To collect an initial data set, at each of pH 5.6 and 7.5, one of the Fabs of interest was then injected at concentrations of 0.031, 0.125, 0.5, 2, 8, and 32 nM. No binding was observed for RVC20 at pH 5.6; in view of the presence of reduced binding for 1112-1 and 17C7 at pH 5.6, increased concentrations were subsequently used to improve data quality (1.15, 3.4, 10.3, 31, 93, 278 nM for 1112-1-TS Fab, and 0.27, 1.08, 4.34, 17.4, 69.5, 278 nM for 17C7-TS Fab). Each concentration of Fabs was injected for 240 s at a flow rate of 30 μL/min, followed by a final 1800 s dissociation phase. Data shown in Figure 4 is doubly-background-subtracted (i.e. after subtraction of responses on the irrelevant-IgG-coated reference flow cell and responses after injection of buffer). A 1:1 binding model was fitted using the Biacore S200 v2 Evaluation software. Extracted curves were plotted using Prism 9.0 (GraphPad software).

The ability of RABV-G to undergo pH-triggered conformational change after capture on a solid surface by chip-bound 17C7 and RVC58 (data shown in Figure 4) was tested with similar equipment, materials and chip preparation, with the exceptions of use of an analysis temperature of 21 ˚C and a T200 instrument and preparation of an additional chip for which RVC58 was immobilized on the active flow cell. The injection series was as indicated on the Figure 4 legend. RVC20 Fab was injected at fixed 0.33 μM concentration.

The ability of RABV-G to undergo pH-triggered conformational change after binding by 17C7 or RVC58 in solution (data shown in Figure S9E) was tested using a modified version of the above experimental design. RABV-G C-tag with A8-35 was prepared as above. It was then incubated for 10−15 mins either in pH 5.6 or pH 7.5 running buffer (as above), either with or without 15-fold molar excess of Fab (17C7 for panel E, RVC58 for panel F). Samples were then diluted to a final concentration of 1 μg/mL of RABV-G by the addition of >10 volumes of either acid or neutral running buffer. After a further 10 min incubation, the sample was applied for 60 s to an SPR chip. The difference in change in response units between an RVC20-coated flow cell and reference flow cell was calculated. Data is shown as a proportion of the level of binding seen at pH 7.5 in the presence of the antibody. Experiments were performed in singlicate.

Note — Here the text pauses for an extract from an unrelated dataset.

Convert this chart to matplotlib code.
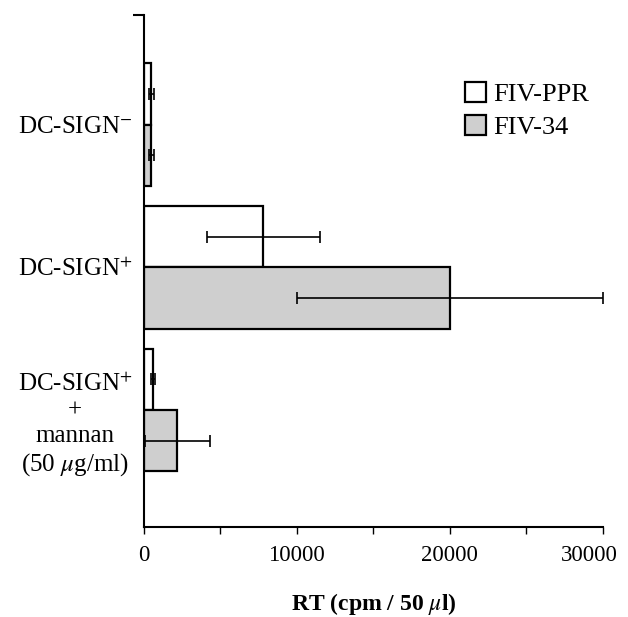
import matplotlib.pyplot as plt
import matplotlib.transforms as mtransforms
import numpy as np

plt.rcParams['font.family'] = ['Liberation Serif', 'DejaVu Serif']
plt.rcParams['mathtext.fontset'] = 'stix'

groups = ['DC-SIGN$^{-}$', 'DC-SIGN$^{+}$', 'DC-SIGN$^{+}$\n+\nmannan\n(50 $\\mu$g/ml)']
ppr_vals = [500, 7800, 600]
ppr_err = [150, 3700, 150]
fiv34_vals = [500, 20000, 2200]
fiv34_err = [150, 10000, 2100]

fig = plt.figure(figsize=(6.28, 6.17), dpi=100)
ax = fig.add_axes([0.229, 0.146, 0.731, 0.830])

pos = np.array([2, 1, 0])
h = 0.43
ax.barh(pos + h / 2, ppr_vals, height=h, color='white', edgecolor='black', linewidth=1.6, label='FIV-PPR')
ax.barh(pos - h / 2, fiv34_vals, height=h, color='#cfcfcf', edgecolor='black', linewidth=1.6, label='FIV-34')
ax.errorbar(ppr_vals, pos + h / 2, xerr=ppr_err, fmt='none', ecolor='black', elinewidth=1.2, capsize=4, capthick=1.2)
ax.errorbar(fiv34_vals, pos - h / 2, xerr=fiv34_err, fmt='none', ecolor='black', elinewidth=1.2, capsize=4, capthick=1.2)

ax.set_xlim(0, 30000)
ax.set_ylim(-0.82, 2.77)
ax.set_xticks([0, 10000, 20000, 30000])
ax.set_xticks([5000, 15000, 25000], minor=True)
ax.tick_params(axis='x', which='both', direction='out', length=5, width=1, labelsize=16.5, pad=8)
# last tick label sits a bit left of its tick, like the original
lab = ax.get_xticklabels()[-1]
lab.set_transform(lab.get_transform() + mtransforms.ScaledTranslation(-14 / 100, 0, fig.dpi_scale_trans))

ax.set_yticks(pos)
ax.set_yticklabels(groups, fontsize=18, multialignment='center', linespacing=1.2)
ax.tick_params(axis='y', which='major', length=0, pad=8)
ylab = ax.get_yticklabels()[-1]
ylab.set_transform(ylab.get_transform() + mtransforms.ScaledTranslation(0, -10 / 100, fig.dpi_scale_trans))
ax.set_yticks([2.77], minor=True)
ax.tick_params(axis='y', which='minor', length=8, width=1.5)

for s in ['top', 'right']:
    ax.spines[s].set_visible(False)
ax.spines['left'].set_linewidth(1.5)
ax.spines['bottom'].set_linewidth(1.5)

ax.set_xlabel('RT (cpm / 50 $\\mu$l)', fontsize=17, fontweight='bold', labelpad=18)
ax.legend(loc='upper left', bbox_to_anchor=(0.677, 0.89), frameon=False, fontsize=19,
          handlelength=0.8, handleheight=0.8, handletextpad=0.25, labelspacing=0.35, borderaxespad=0)

fig.savefig('out.png', dpi=100)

Quantification and statistical analysis

Figures 2, S5, and S9 present descriptive graphical comparisons of quantitative data. Data was analyzed and graphs produced using Prism 9.0 (GraphPad Software). The figure legends provide full details of the replication strategies and the measures of the location and dispersion of the data which are represented in the graphs. No statistical inference testing was performed. No assumptions were made which would require assessment of the appropriateness of a particular statistical approach.

Published: August 18, 2022

Data and code availability

• •A Cryo-EM density map with the corresponding atomic coordinates for the RABV-G – Fab 17C7 – Fab 1112-1 complex has been deposited in the Electron Microscopy Data Bank and Protein Data Bank and are publicly available as of the date of publication. Accession numbers are listed in the key resources table.
• •This paper does not report original code.
• •Any additional information required to reanalyze the data reported in this paper is available from the lead contact upon request.